====== Available data ======

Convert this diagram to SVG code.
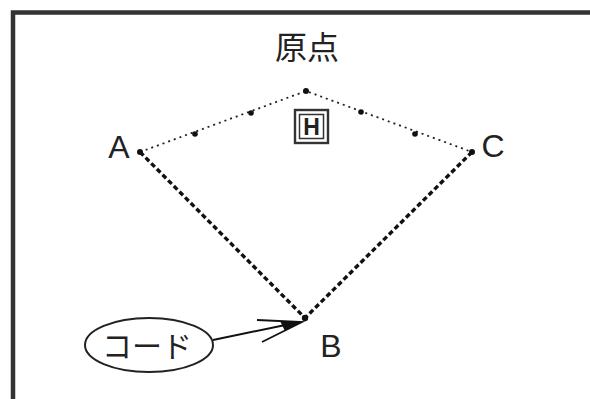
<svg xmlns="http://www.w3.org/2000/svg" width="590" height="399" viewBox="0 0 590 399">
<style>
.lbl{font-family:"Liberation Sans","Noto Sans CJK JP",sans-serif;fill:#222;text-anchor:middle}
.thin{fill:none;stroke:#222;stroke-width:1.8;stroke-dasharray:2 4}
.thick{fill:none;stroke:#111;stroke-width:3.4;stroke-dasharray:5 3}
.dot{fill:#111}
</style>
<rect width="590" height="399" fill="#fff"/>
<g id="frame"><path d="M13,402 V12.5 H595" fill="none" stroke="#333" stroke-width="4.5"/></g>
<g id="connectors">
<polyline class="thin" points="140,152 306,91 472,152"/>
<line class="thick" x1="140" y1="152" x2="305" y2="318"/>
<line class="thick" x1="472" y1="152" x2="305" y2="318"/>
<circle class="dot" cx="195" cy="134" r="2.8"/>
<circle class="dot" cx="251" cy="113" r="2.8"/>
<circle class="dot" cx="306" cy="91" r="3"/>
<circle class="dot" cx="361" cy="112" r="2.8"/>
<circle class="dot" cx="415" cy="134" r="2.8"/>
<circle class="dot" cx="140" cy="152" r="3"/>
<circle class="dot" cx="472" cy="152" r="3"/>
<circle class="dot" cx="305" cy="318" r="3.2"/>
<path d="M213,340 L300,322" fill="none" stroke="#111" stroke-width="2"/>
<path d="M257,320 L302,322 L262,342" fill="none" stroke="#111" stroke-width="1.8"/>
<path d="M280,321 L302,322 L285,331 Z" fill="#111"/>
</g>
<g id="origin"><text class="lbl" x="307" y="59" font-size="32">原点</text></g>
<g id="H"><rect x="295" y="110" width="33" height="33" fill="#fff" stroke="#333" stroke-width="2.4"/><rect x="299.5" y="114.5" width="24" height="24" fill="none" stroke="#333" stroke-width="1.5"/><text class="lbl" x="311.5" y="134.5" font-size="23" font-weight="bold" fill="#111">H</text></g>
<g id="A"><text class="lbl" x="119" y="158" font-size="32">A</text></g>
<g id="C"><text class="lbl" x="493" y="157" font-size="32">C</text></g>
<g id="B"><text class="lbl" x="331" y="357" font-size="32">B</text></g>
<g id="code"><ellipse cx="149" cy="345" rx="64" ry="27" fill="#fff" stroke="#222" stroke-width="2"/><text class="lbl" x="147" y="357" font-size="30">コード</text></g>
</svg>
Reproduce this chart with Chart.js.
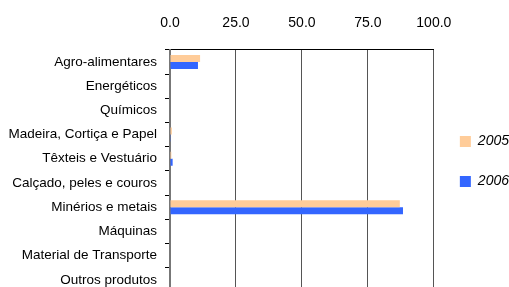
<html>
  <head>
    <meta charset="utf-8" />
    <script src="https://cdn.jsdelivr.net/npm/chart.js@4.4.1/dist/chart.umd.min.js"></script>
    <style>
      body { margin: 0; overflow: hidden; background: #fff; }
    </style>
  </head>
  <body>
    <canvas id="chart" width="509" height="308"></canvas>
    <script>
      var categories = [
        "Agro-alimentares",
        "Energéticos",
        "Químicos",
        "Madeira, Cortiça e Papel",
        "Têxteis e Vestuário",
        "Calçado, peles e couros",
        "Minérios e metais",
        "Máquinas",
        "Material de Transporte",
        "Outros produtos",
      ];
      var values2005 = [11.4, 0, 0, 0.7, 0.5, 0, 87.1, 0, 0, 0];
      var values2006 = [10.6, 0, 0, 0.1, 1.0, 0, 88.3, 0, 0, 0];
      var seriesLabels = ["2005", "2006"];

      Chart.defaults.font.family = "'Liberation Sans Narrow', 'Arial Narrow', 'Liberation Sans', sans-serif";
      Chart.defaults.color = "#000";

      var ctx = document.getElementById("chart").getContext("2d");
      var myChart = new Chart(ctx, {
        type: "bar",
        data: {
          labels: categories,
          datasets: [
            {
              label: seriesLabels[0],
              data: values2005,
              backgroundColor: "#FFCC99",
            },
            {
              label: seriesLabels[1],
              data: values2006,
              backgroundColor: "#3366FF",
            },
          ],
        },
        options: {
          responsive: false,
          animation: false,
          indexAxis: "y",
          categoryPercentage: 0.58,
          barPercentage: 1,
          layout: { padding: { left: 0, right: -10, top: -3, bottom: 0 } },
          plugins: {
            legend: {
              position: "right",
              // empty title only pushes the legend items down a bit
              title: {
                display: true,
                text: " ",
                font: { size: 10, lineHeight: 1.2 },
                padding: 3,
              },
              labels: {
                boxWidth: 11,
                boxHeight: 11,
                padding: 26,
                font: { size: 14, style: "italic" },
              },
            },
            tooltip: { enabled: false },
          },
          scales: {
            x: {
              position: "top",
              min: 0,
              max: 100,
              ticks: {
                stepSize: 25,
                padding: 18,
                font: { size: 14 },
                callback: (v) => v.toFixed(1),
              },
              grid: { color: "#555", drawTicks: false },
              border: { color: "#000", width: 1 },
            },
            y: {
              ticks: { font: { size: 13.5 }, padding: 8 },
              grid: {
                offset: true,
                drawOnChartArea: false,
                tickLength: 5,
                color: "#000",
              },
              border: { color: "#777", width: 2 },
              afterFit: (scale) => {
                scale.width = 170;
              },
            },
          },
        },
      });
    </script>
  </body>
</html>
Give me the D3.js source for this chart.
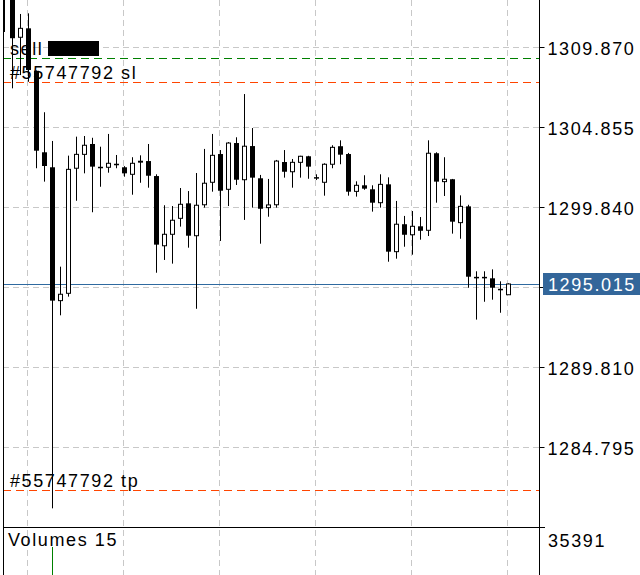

======

-- Your task --
Copy each line holding the word "this" from the listing above.

-- Exercise result --
Convert this diagram to SVG code.
Reproduce this chart with Chart.js.
Give me the D3.js source for this chart.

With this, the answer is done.